# SHORT PROBLEM:
Write out the listing, please, but only from its first line through the line containing "(and2) at (12.36,-2.18)", exactly as given and without pictures.
■ ■ ■ ■ ■
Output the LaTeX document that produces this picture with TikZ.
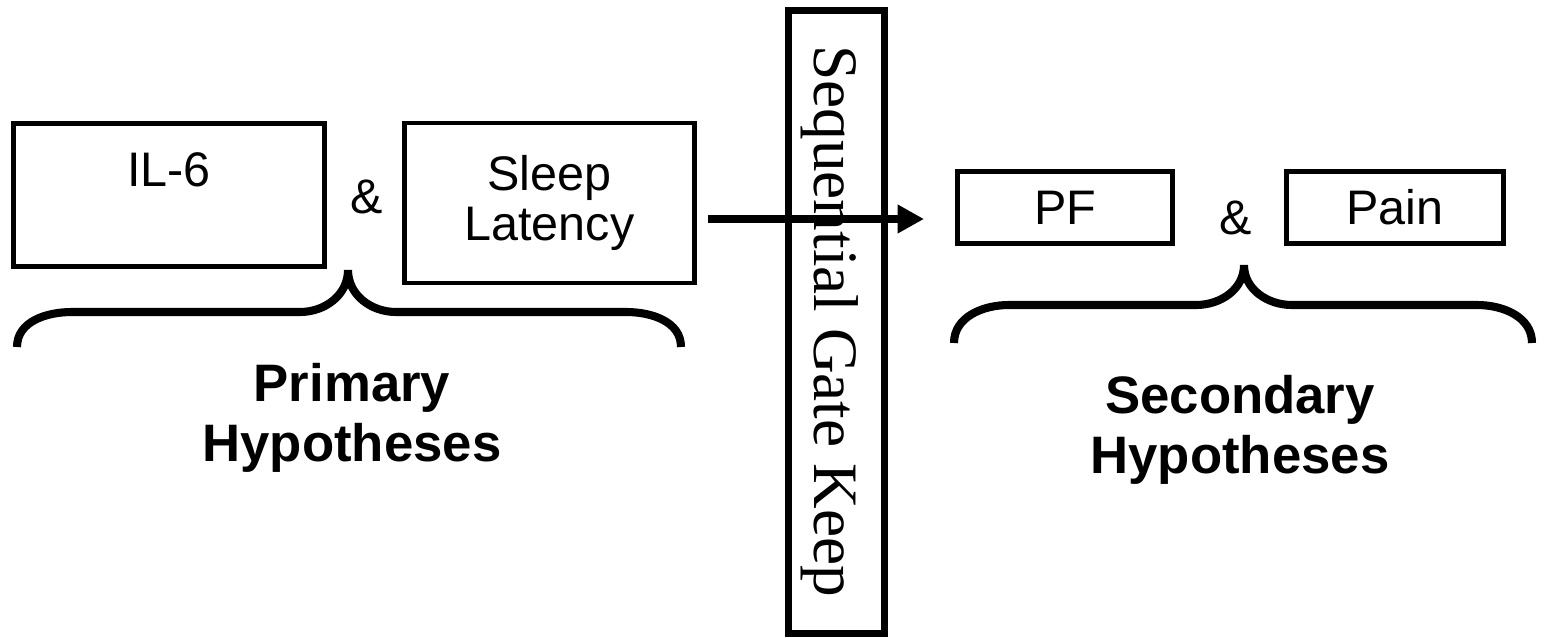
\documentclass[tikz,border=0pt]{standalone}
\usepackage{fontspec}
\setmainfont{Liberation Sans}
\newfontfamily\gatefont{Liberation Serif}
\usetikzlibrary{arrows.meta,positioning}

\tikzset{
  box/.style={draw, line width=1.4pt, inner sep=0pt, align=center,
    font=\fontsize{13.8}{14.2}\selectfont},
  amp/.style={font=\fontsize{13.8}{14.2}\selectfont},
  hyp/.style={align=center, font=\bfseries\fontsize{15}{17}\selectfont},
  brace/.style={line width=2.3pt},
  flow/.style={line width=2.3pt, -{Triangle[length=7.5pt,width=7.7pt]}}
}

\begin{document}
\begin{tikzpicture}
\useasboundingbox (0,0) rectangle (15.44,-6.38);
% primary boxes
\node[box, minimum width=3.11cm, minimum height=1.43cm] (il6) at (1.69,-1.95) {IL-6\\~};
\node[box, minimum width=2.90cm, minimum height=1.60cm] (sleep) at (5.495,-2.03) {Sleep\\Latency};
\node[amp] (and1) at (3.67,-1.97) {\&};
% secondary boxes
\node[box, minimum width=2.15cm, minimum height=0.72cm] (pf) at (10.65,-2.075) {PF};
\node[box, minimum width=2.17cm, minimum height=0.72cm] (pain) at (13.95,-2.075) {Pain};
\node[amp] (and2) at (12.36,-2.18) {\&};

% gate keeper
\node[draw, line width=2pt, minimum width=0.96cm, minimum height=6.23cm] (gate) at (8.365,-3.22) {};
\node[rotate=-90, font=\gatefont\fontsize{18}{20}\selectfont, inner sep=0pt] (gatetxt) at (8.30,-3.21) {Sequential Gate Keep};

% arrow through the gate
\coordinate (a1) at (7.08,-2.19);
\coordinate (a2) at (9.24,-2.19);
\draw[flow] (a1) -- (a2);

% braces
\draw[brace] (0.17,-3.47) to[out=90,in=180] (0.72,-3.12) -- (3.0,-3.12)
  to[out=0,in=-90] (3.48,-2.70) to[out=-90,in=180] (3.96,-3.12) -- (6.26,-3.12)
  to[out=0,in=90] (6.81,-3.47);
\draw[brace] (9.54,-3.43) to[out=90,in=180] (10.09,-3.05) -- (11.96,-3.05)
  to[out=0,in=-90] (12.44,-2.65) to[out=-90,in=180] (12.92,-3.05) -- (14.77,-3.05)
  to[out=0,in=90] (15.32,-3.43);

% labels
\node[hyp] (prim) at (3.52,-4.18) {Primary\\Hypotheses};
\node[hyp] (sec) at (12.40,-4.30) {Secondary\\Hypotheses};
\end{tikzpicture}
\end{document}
■ ■ ■ ■ ■
# RESULT FOR THIS EXERCISE:
Output the LaTeX document that produces this picture with TikZ.
\documentclass[tikz,border=0pt]{standalone}
\usepackage{fontspec}
\setmainfont{Liberation Sans}
\newfontfamily\gatefont{Liberation Serif}
\usetikzlibrary{arrows.meta,positioning}

\tikzset{
  box/.style={draw, line width=1.4pt, inner sep=0pt, align=center,
    font=\fontsize{13.8}{14.2}\selectfont},
  amp/.style={font=\fontsize{13.8}{14.2}\selectfont},
  hyp/.style={align=center, font=\bfseries\fontsize{15}{17}\selectfont},
  brace/.style={line width=2.3pt},
  flow/.style={line width=2.3pt, -{Triangle[length=7.5pt,width=7.7pt]}}
}

\begin{document}
\begin{tikzpicture}
\useasboundingbox (0,0) rectangle (15.44,-6.38);
% primary boxes
\node[box, minimum width=3.11cm, minimum height=1.43cm] (il6) at (1.69,-1.95) {IL-6\\~};
\node[box, minimum width=2.90cm, minimum height=1.60cm] (sleep) at (5.495,-2.03) {Sleep\\Latency};
\node[amp] (and1) at (3.67,-1.97) {\&};
% secondary boxes
\node[box, minimum width=2.15cm, minimum height=0.72cm] (pf) at (10.65,-2.075) {PF};
\node[box, minimum width=2.17cm, minimum height=0.72cm] (pain) at (13.95,-2.075) {Pain};
\node[amp] (and2) at (12.36,-2.18) {\&};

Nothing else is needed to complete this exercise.